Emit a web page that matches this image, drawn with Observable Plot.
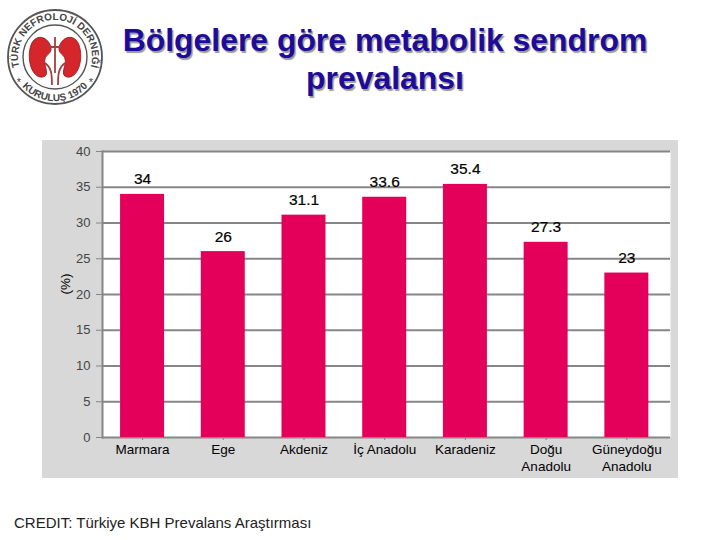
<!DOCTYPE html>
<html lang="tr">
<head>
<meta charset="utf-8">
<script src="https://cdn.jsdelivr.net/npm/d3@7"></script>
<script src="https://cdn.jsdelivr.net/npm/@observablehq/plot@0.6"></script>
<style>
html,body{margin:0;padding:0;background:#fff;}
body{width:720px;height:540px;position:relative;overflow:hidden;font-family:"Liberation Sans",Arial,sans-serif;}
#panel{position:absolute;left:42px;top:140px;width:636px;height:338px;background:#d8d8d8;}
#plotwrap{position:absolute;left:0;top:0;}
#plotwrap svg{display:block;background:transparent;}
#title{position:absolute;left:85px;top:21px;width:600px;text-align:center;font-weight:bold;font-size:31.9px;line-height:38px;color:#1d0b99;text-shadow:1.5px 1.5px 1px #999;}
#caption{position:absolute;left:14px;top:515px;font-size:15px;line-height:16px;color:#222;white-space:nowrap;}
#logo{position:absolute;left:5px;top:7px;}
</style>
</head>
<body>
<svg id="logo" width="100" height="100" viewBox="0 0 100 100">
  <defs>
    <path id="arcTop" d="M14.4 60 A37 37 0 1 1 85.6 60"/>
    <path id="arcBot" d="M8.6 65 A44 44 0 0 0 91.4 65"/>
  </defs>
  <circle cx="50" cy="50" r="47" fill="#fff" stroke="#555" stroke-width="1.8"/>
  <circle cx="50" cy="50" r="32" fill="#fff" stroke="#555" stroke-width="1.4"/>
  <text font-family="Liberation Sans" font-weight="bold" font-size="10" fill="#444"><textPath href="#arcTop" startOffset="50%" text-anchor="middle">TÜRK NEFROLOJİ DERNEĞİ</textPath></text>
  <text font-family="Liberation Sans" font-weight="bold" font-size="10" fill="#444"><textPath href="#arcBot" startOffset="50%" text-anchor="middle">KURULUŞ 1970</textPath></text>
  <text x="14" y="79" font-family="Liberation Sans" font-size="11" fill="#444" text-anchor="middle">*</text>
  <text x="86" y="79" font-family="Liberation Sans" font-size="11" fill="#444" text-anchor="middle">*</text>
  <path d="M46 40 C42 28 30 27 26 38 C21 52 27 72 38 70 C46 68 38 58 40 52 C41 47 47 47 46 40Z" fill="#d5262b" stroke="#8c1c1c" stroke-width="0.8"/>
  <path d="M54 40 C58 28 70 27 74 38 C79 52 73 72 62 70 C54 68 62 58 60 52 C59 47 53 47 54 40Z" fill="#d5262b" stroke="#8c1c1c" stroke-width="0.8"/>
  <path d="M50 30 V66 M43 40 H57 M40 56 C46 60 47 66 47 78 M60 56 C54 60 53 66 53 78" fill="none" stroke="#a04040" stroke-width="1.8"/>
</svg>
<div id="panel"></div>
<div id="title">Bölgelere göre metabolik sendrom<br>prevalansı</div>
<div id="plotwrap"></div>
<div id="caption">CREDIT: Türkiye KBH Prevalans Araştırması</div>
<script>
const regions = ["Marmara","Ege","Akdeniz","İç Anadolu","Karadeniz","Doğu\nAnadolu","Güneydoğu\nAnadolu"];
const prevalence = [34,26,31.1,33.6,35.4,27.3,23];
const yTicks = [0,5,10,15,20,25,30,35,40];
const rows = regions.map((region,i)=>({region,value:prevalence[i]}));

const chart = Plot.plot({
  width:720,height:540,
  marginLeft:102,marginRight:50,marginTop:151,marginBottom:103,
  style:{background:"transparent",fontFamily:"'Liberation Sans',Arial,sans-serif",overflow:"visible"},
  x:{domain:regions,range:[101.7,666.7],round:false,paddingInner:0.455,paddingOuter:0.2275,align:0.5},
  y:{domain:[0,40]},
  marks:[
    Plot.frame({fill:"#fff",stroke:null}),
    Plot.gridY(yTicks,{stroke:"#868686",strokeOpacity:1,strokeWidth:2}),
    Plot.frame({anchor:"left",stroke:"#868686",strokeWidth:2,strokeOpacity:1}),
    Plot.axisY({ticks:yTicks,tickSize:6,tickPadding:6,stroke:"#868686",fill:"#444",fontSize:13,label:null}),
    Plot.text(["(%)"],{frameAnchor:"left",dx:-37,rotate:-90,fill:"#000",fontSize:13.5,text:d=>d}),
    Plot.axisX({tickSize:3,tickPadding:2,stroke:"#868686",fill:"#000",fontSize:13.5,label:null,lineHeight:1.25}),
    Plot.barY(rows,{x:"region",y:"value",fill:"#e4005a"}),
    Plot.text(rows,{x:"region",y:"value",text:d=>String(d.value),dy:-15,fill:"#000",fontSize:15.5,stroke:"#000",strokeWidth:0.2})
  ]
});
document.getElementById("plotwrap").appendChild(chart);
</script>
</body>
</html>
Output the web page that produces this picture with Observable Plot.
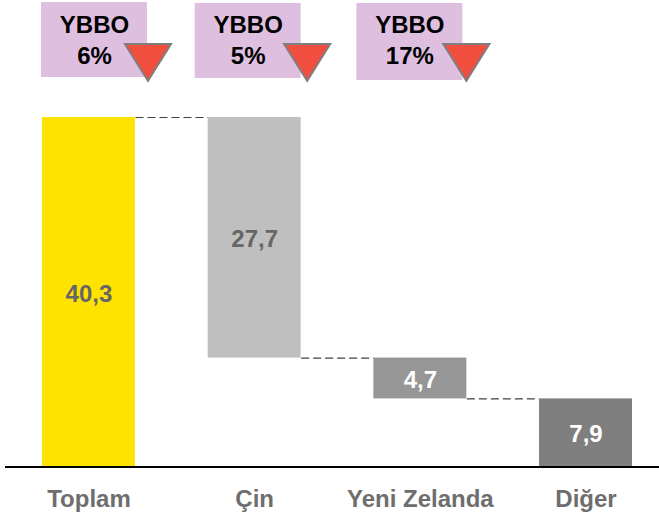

# # #

▶ [Given problem]
Copy out every line of the material above exactly, skipping the pictures.

▶ [Written reply]
Emit a web page that matches this image, drawn with Observable Plot.
<!DOCTYPE html>
<html lang="tr">
<head>
<meta charset="utf-8">
<script src="https://cdn.jsdelivr.net/npm/d3@7"></script>
<script src="https://cdn.jsdelivr.net/npm/@observablehq/plot@0.6"></script>
<style>
html,body{margin:0;padding:0;background:#fff;}
body{width:720px;height:540px;position:relative;overflow:hidden;font-family:"Liberation Sans",Arial,sans-serif;}
#panel{position:absolute;left:42px;top:140px;width:636px;height:338px;background:#d8d8d8;}
#plotwrap{position:absolute;left:0;top:0;}
#plotwrap svg{display:block;background:transparent;}
#title{position:absolute;left:85px;top:21px;width:600px;text-align:center;font-weight:bold;font-size:31.9px;line-height:38px;color:#1d0b99;text-shadow:1.5px 1.5px 1px #999;}
#caption{position:absolute;left:14px;top:515px;font-size:15px;line-height:16px;color:#222;white-space:nowrap;}
#logo{position:absolute;left:5px;top:7px;}
</style>
</head>
<body>
<svg id="logo" width="100" height="100" viewBox="0 0 100 100">
  <defs>
    <path id="arcTop" d="M14.4 60 A37 37 0 1 1 85.6 60"/>
    <path id="arcBot" d="M8.6 65 A44 44 0 0 0 91.4 65"/>
  </defs>
  <circle cx="50" cy="50" r="47" fill="#fff" stroke="#555" stroke-width="1.8"/>
  <circle cx="50" cy="50" r="32" fill="#fff" stroke="#555" stroke-width="1.4"/>
  <text font-family="Liberation Sans" font-weight="bold" font-size="10" fill="#444"><textPath href="#arcTop" startOffset="50%" text-anchor="middle">TÜRK NEFROLOJİ DERNEĞİ</textPath></text>
  <text font-family="Liberation Sans" font-weight="bold" font-size="10" fill="#444"><textPath href="#arcBot" startOffset="50%" text-anchor="middle">KURULUŞ 1970</textPath></text>
  <text x="14" y="79" font-family="Liberation Sans" font-size="11" fill="#444" text-anchor="middle">*</text>
  <text x="86" y="79" font-family="Liberation Sans" font-size="11" fill="#444" text-anchor="middle">*</text>
  <path d="M46 40 C42 28 30 27 26 38 C21 52 27 72 38 70 C46 68 38 58 40 52 C41 47 47 47 46 40Z" fill="#d5262b" stroke="#8c1c1c" stroke-width="0.8"/>
  <path d="M54 40 C58 28 70 27 74 38 C79 52 73 72 62 70 C54 68 62 58 60 52 C59 47 53 47 54 40Z" fill="#d5262b" stroke="#8c1c1c" stroke-width="0.8"/>
  <path d="M50 30 V66 M43 40 H57 M40 56 C46 60 47 66 47 78 M60 56 C54 60 53 66 53 78" fill="none" stroke="#a04040" stroke-width="1.8"/>
</svg>
<div id="panel"></div>
<div id="title">Bölgelere göre metabolik sendrom<br>prevalansı</div>
<div id="plotwrap"></div>
<div id="caption">CREDIT: Türkiye KBH Prevalans Araştırması</div>
<script>
const regions = ["Marmara","Ege","Akdeniz","İç Anadolu","Karadeniz","Doğu\nAnadolu","Güneydoğu\nAnadolu"];
const prevalence = [34,26,31.1,33.6,35.4,27.3,23];
const yTicks = [0,5,10,15,20,25,30,35,40];
const rows = regions.map((region,i)=>({region,value:prevalence[i]}));

const chart = Plot.plot({
  width:720,height:540,
  marginLeft:102,marginRight:50,marginTop:151,marginBottom:103,
  style:{background:"transparent",fontFamily:"'Liberation Sans',Arial,sans-serif",overflow:"visible"},
  x:{domain:regions,range:[101.7,666.7],round:false,paddingInner:0.455,paddingOuter:0.2275,align:0.5},
  y:{domain:[0,40]},
  marks:[
    Plot.frame({fill:"#fff",stroke:null}),
    Plot.gridY(yTicks,{stroke:"#868686",strokeOpacity:1,strokeWidth:2}),
    Plot.frame({anchor:"left",stroke:"#868686",strokeWidth:2,strokeOpacity:1}),
    Plot.axisY({ticks:yTicks,tickSize:6,tickPadding:6,stroke:"#868686",fill:"#444",fontSize:13,label:null}),
    Plot.text(["(%)"],{frameAnchor:"left",dx:-37,rotate:-90,fill:"#000",fontSize:13.5,text:d=>d}),
    Plot.axisX({tickSize:3,tickPadding:2,stroke:"#868686",fill:"#000",fontSize:13.5,label:null,lineHeight:1.25}),
    Plot.barY(rows,{x:"region",y:"value",fill:"#e4005a"}),
    Plot.text(rows,{x:"region",y:"value",text:d=>String(d.value),dy:-15,fill:"#000",fontSize:15.5,stroke:"#000",strokeWidth:0.2})
  ]
});
document.getElementById("plotwrap").appendChild(chart);
</script>
</body>
</html>
Output the web page that produces this picture with Observable Plot.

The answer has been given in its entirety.